Yesterday, SAP, one of the world’s largest software companies, announced that it intends to build technology to tackle the issue of unconscious bias in the workforce. This manifests in many forms but starting with a focus on gender, they plan to introduce text mining and machine learning to help companies review job descriptions, performance reviews and similar ‘people processes’ for potential bias — and suggest changes to directly impact equality in the workplace.

Tech reducing unconscious bias: That’s a whole new way to target workplace inequity.

The tech community is already starting to find ways to counter the diversity challenge. Companies such as Power to Fly and Entelo are collecting information on social networks to find and target diverse candidates. Gmail plugins such as Cyrus Innovation’s JustNotSorry help people communicate with more confidence and be more conscious of undermining text in their emails (190,000 users and counting). Text.io aims at removing unconscious gender bias from job posting verbiage.

But companies like SAP have the power to significantly escalate the speed at which tech can impact this problem. A mind blowing 74% of the world’s revenue touches an SAP system. That’s a lot of people using their software: Which means a lot of people would be impacted and a lot of gender bias potentially corrected.

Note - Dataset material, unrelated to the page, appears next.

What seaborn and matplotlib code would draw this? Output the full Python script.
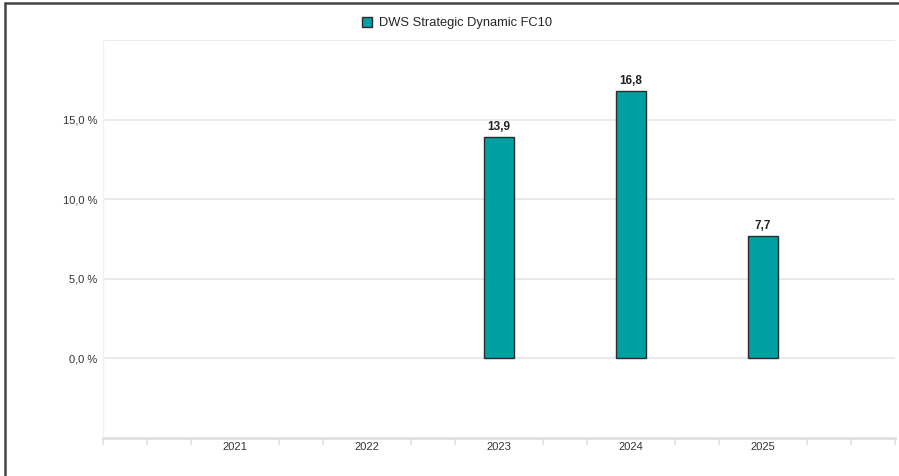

When trying to fix a problem, the starting point for any company is an analysis of their current position. The goal is to use analytics and reports to identify and track where biases exist in talent acquisition and management processes (recruiting, compensation, succession planning, etc) coupled with guidance on actions to take to address those biases.

That’s the really important part: ACTIONS. Many companies have made great strides in creating the right measures to illustrate where problems exist, such as women leaving their organisation at certain levels due to child care costs or responsibilities — or pointing to the lack of women in the talent pipeline.

The percentage of women in positions of leadership definitely doesn’t mirror the percentage of women in the workforce in most countries. In fact in some industries or jobs, particularly those in STEM, the numbers are going backwards. So whilst collecting and sharing data on diversity is very powerful, knowing about a problem clearly doesn’t necessarily result in creating and executing a solution.

One reason why fixing the gender bias issue is so challenging is the extent to which this bias is unintentional. Think of Just Not Sorry and Text.io as mirrors, placed squarely in front of those people who need to be made aware of their behavior every time it needs correcting.

Imagine a world where technology influences recruitment and decision making around talent and who gets hired. What if we used tech to mitigate gender bias in that process? Software is the tool HR uses to manage the workforce — and the tool the workforce use to manage their day jobs and how they interact with people. Making that tool conscious of favoritism, aware of language that repels women and able to influence who gets hired and promoted based on merit and performance (as opposed to bias)…. That is an example of how HR software can truly make the world a better, more efficient place.

Why? Because research shows that enabling women in the workforce to fully contribute results in increased revenue and increased innovation.

This is just the sort of programming that pioneering females such as Ada Lovelace (oft referred to as the first female programmer), Margaret Hamilton (the engineer who put Apollo on the Moon), and Grace Hopper (a US Navy computer scientist born in 1906 to whom the term ‘computer bug’ can be attributed) would be proud of: It addresses real inefficiencies with massive impact.

A company and its employees can have the best intentions, products and strategy in the world but if it doesn’t enable them with tech and data, it will ultimately fail. Tech cannot solve the world’s behavioral issues but sustainable, long term investment to help push this agenda forward is visionary — and SAPs intention to optimise the working environment and address the issue of unconscious bias head on will surely shift the needle in to create more inclusive and diverse workforces.